By Katy Nagy, Team Leader at SWB Uganda
Last week, Sara and I traveled to western Kenya to visit two of SWB Uganda’s fellow Streetfootballworld East Africa network members. After meeting them at the Streetfootballworld conference in Rwanda last September, and we were fortunate enough to have volunteers from SEP and TYSA join us during our Youth Festival in January. After hearing so much about the incredible work that SEP and TYSA are involved in, we decided that it was our turn to visit them.
Our first stop was Oyugis, Kenya to visit Society Empowerment Project (SEP). We were welcomed with open arms by the Young Leader (and our good friend), George, who was excited to introduce us to the rest of the SEP staff and to show us what SEP does. During our visit, we helped run a training at the Nyahera Girls’ school, we spoke to the girls about the way lessons that are learned on the pitch can be tranferred into their lives off the pitch, and we helped to plant about 200 trees on SEP’s farm during Earth Hour (now called “The Soccer Without Borders Forest!”). The best part of the visit to SEP, though, was the opportunity to talk to the staff and participants about the organization, to learn more about all that SEP does, and to feel welcomed as if we were already part of the community. We spoke to participants who have benefitted greatly from SEP’s programs. We spoke to participants who would not be able to go to school without SEP’s support. We spoke to participants who have gained coaching skills and are now able to coach younger participants. It was impressive to hear about the impact that SEP has had on the community, and to know that its influence in the community is only growing as the organization grows.
After 3½ days at SEP, it was time to say goodbye to our friends in Oyugis and to head to Kitale to visit the Trans-Nzoia Youth Sports Association (TYSA). Again, we were reunited with our friends who we met in Rwanda and at our festival in January. The TYSA staff was immediately welcoming, and we were eager to learn all we could from them. The two days we spent in Kitale were filled with visiting schools, playing games, talking to staff and participants, learning about the amazing work that TYSA does, and enjoying our time with our friends. TYSA is currently in the process of expanding its reach by partnering with many schools in the area. We had the opportunity to visit some of those schools and to play games with the students. Those visits made it very clear how important TYSA’s work is. One school that we visited was a government-supported primary school with over 100 students in each class. We also visited a secondary school and joined a meeting of parents, students and teachers. We listened to the students speak about the difficulties they were having with their studies, and we were able to speak to them to give some advice. At the end of the second day, we visited a children’s home to play some games with the kids. After the owner gave us a tour and explained the way poverty, illness, drug abuse, and other factors in that area create a need for the children’s home, we organized some games and activities for the kids. The home is simple, but it is so important. It was further proof of TYSA’s impressive reach and commitment to the communities in the area.
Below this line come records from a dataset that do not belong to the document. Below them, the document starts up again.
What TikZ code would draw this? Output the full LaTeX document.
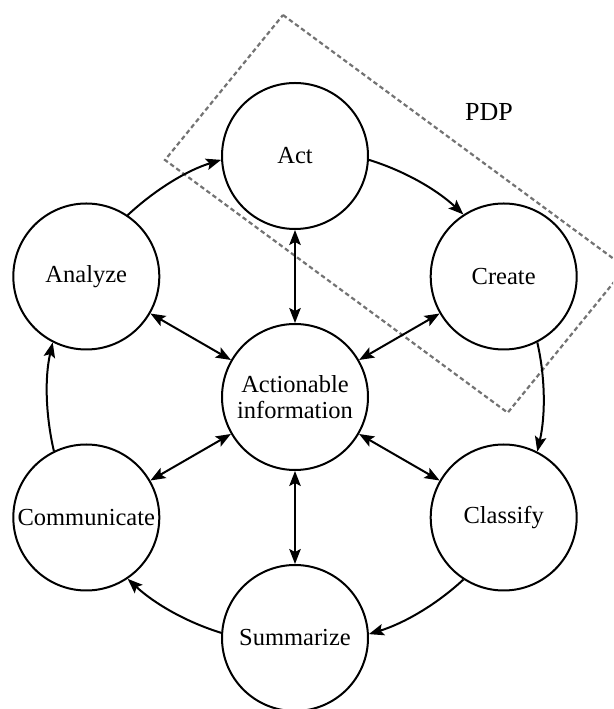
\documentclass[tikz,border=0pt]{standalone}
\usepackage{fontspec}
\setmainfont{Liberation Serif}
\usetikzlibrary{arrows.meta}
\begin{document}
\begin{tikzpicture}[x=1pt,y=1pt,
  stage/.style={circle,draw=black,line width=2pt,minimum size=146pt,inner sep=0pt,
    align=center,font=\fontsize{24.5}{26}\selectfont},
  flow/.style={line width=2pt,-{Stealth[length=15pt,width=11.5pt,inset=3pt]}},
  both/.style={line width=2pt,{Stealth[length=15pt,width=11.5pt,inset=3pt]}-{Stealth[length=15pt,width=11.5pt,inset=3pt]}},
  cyc/.style={flow,looseness=0.862},
  pdpbox/.style={draw=black!55,line width=2.2pt,dash pattern=on 4.5pt off 3pt}]
\clip (0,0) rectangle (613,709);
\node[stage] (c) at (295,312) {Actionable\\information};
\node[stage] (act) at (295,553) {Act};
\node[stage] (create) at (503.7,432.5) {Create};
\node[stage] (classify) at (503.7,191.5) {Classify};
\node[stage] (summ) at (295,71) {Summarize};
\node[stage] (comm) at (86.3,191.5) {Communicate};
\node[stage] (analyze) at (86.3,432.5) {Analyze};
% dashed PDP box
\coordinate (pt) at (283,694);
\coordinate (pl) at (165,549);
\coordinate (pb) at (507.7,296.3);
\coordinate (pr) at (625.7,441.3);
\draw[pdpbox] (pt) -- (pr) -- (pb) -- (pl) -- cycle;
\node[font=\fontsize{26}{30}\selectfont] (pdp) at (489,597) {PDP};
% cycle arrows (arcs about the centre, radius 248)
\draw[cyc] (analyze.56.93) to[out=42.91,in=197.09] (act.183.07);
\draw[cyc] (act.-3.07) to[out=-17.09,in=137.09] (create.123.07);
\draw[cyc] (create.-63.07) to[out=-77.09,in=77.09] (classify.63.07);
\draw[cyc] (classify.-123.07) to[out=-137.09,in=17.09] (summ.3.07);
\draw[cyc] (summ.176.93) to[out=162.91,in=-42.91] (comm.-56.93);
\draw[cyc] (comm.116.93) to[out=102.91,in=257.09] (analyze.243.07);
% radial double arrows
\draw[both] (c) -- (act);
\draw[both] (c) -- (create);
\draw[both] (c) -- (classify);
\draw[both] (c) -- (summ);
\draw[both] (c) -- (comm);
\draw[both] (c) -- (analyze);
\end{tikzpicture}
\end{document}
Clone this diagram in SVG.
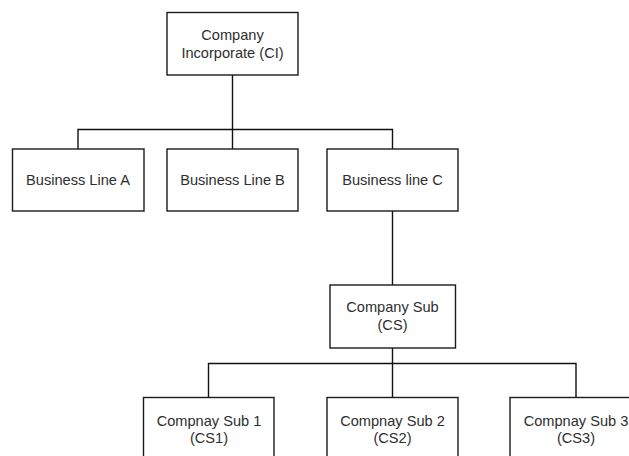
<svg xmlns="http://www.w3.org/2000/svg" width="629" height="456" viewBox="0 0 629 456">
  <style>
    .box { fill: #ffffff; stroke: #1a1a1a; stroke-width: 1.4; }
    .lbl { font-family: "Liberation Sans", Arial, sans-serif; font-size: 14.6px; fill: #2e2e2e; text-anchor: middle; }
    .wire { fill: none; stroke: #111111; stroke-width: 1.4; }
  </style>
  <rect width="629" height="456" fill="#ffffff"/>

  <g id="connectors">
    <path class="wire" d="M232.5 75 V129.5 M78 149 V129.5 H392.5 V149 M232.5 129.5 V149"/>
    <path class="wire" d="M392.5 211 V285"/>
    <path class="wire" d="M392.5 348 V397 M208.5 397 V363.5 H576 V397"/>
  </g>

  <g id="company-incorporate">
    <rect class="box" x="167" y="12.5" width="131" height="62.5"/>
    <text class="lbl" x="232.5" y="40">Company</text>
    <text class="lbl" x="232.5" y="57.5">Incorporate (CI)</text>
  </g>

  <g id="business-line-a">
    <rect class="box" x="12.5" y="149" width="131.5" height="62"/>
    <text class="lbl" x="78" y="184.5">Business Line A</text>
  </g>

  <g id="business-line-b">
    <rect class="box" x="167" y="149" width="131" height="62"/>
    <text class="lbl" x="232.5" y="184.5">Business Line B</text>
  </g>

  <g id="business-line-c">
    <rect class="box" x="327" y="149" width="131" height="62"/>
    <text class="lbl" x="392.5" y="184.5">Business line C</text>
  </g>

  <g id="company-sub">
    <rect class="box" x="330" y="285" width="125.5" height="63"/>
    <text class="lbl" x="392.5" y="311.5">Company Sub</text>
    <text class="lbl" x="392.5" y="329.5">(CS)</text>
  </g>

  <g id="company-sub-1">
    <rect class="box" x="143.5" y="397.5" width="130.5" height="70"/>
    <text class="lbl" x="209" y="425.5">Compnay Sub 1</text>
    <text class="lbl" x="209" y="443">(CS1)</text>
  </g>

  <g id="company-sub-2">
    <rect class="box" x="327" y="397.5" width="131" height="70"/>
    <text class="lbl" x="392.5" y="425.5">Compnay Sub 2</text>
    <text class="lbl" x="392.5" y="443">(CS2)</text>
  </g>

  <g id="company-sub-3">
    <rect class="box" x="510" y="397.5" width="131" height="70"/>
    <text class="lbl" x="576" y="425.5">Compnay Sub 3</text>
    <text class="lbl" x="576" y="443">(CS3)</text>
  </g>
</svg>
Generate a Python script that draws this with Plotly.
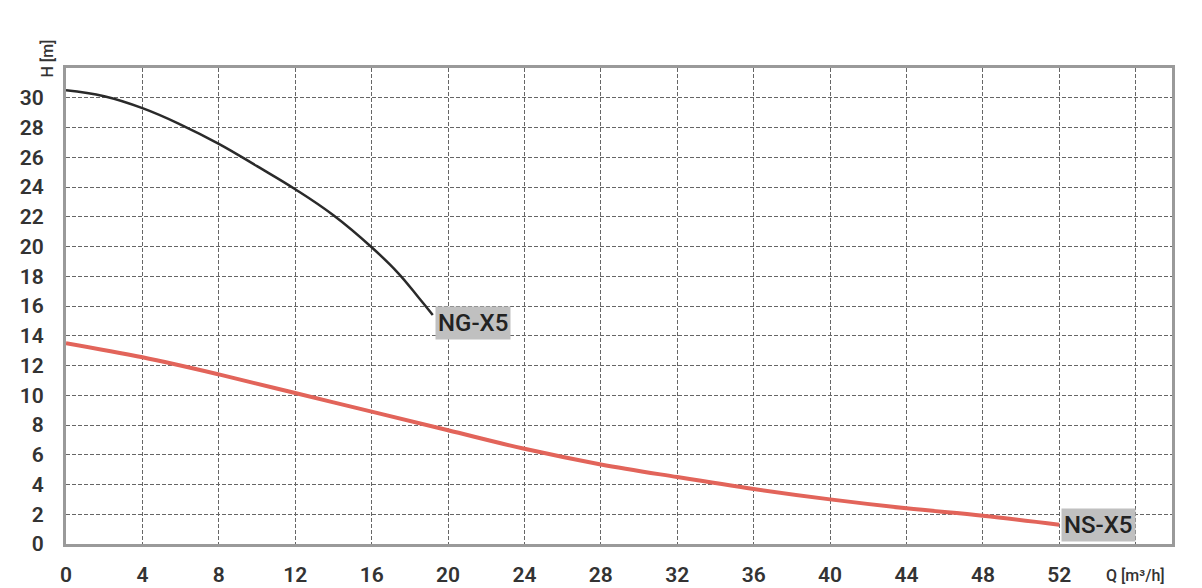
import plotly.graph_objects as go

# Data
ng_q = [0, 2, 4, 6, 8, 10, 12, 14, 16, 17.4, 18.5, 19.2]
ng_h = [30.5, 30.1, 29.3, 28.2, 26.9, 25.4, 23.85, 22.1, 19.95, 18.2, 16.5, 15.4]

ns_q = [0, 4, 8, 12, 16, 20, 24, 28, 32, 36, 40, 44, 48, 52]
ns_h = [13.5, 12.55, 11.4, 10.15, 8.9, 7.65, 6.4, 5.35, 4.5, 3.7, 3.0, 2.4, 1.9, 1.3]

x_ticks = [0, 4, 8, 12, 16, 20, 24, 28, 32, 36, 40, 44, 48, 52, 56]
x_labels = ["0", "4", "8", "12", "16", "20", "24", "28", "32", "36", "40", "44", "48", "52", ""]
y_ticks = list(range(0, 31, 2))

font = dict(family="Roboto", size=21, color="#333333", weight=600)

fig = go.Figure()
fig.add_trace(go.Scatter(x=ns_q, y=ns_h, mode="lines", line=dict(color="#e2645a", width=4, shape="spline", smoothing=1.0),
                         hoverinfo="skip", showlegend=False))
fig.add_trace(go.Scatter(x=ng_q, y=ng_h, mode="lines", line=dict(color="#2a2a2a", width=2.5, shape="spline", smoothing=1.2),
                         hoverinfo="skip", showlegend=False))

lab_font = dict(family="Roboto", size=24, color="#222", weight=500)
fig.add_annotation(x=ng_q[-1], y=ng_h[-1], text="NG-X5", showarrow=False, xanchor="left", yanchor="middle",
                   xshift=2, yshift=-8, bgcolor="#c0c0c0", font=lab_font, borderpad=2)
fig.add_annotation(x=ns_q[-1], y=ns_h[-1], text="NS-X5", showarrow=False, xanchor="left", yanchor="middle",
                   xshift=2, yshift=0, bgcolor="#c0c0c0", font=lab_font, borderpad=2)
fig.add_annotation(x=56, y=0, xref="x", yref="y", text="Q [m³/h]", showarrow=False, yanchor="middle",
                   yshift=-31, font=dict(family="Roboto", size=16, color="#333", weight=500))
fig.add_annotation(x=-0.028, y=1.063, xref="paper", yref="paper", text="H [m]", showarrow=False, textangle=-90,
                   font=dict(family="Roboto", size=16, color="#333", weight=500))

grid = dict(showgrid=True, gridcolor="#666", griddash="4px,2px", gridwidth=1, showline=True, linecolor="#9a9a9a",
            linewidth=3, mirror=True, ticks="outside", tickcolor="rgba(0,0,0,0)", tickfont=font,
            zeroline=False, automargin=False)
fig.update_xaxes(range=[0, 57.9], tickvals=x_ticks, ticktext=x_labels, ticklen=10, **grid)
fig.update_yaxes(range=[0, 32], tickvals=y_ticks, ticklen=15, **grid)
# page body has an 8px margin, so the figure is sized/offset to land on the reference pixels
fig.update_layout(width=1194, height=580, margin=dict(l=58, r=30, t=60, b=44), plot_bgcolor="white",
                  paper_bgcolor="white")
fig.write_html("out.html")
Throughout our visit to TYSA, it was clear that the organization’s inspiring work is made possible by its leadership and staff. Gichuki, the program director, places much emphasis on empowering the staff to take ownership and become leaders. It is clear that that has become part of the organization’s culture, as their goal is to train teachers in the schools to lead the soccer/physical programming on a daily basis. It is this emphasis on sustainability and empowerment that most impressed and inspired us while we were in Kitale.
We left Kitale and headed back to Kampala after a week of learning and a lot of fun in Oyugis and Kitale. We were sad to say goodbye to our friends at SEP and TYSA, but we are also excited to take what we have learned back to Soccer Without Borders. Each of the organizations taught us so much, and we have gained an appreciation for the value of partnerships and networks of organizations that exist across borders and cultures.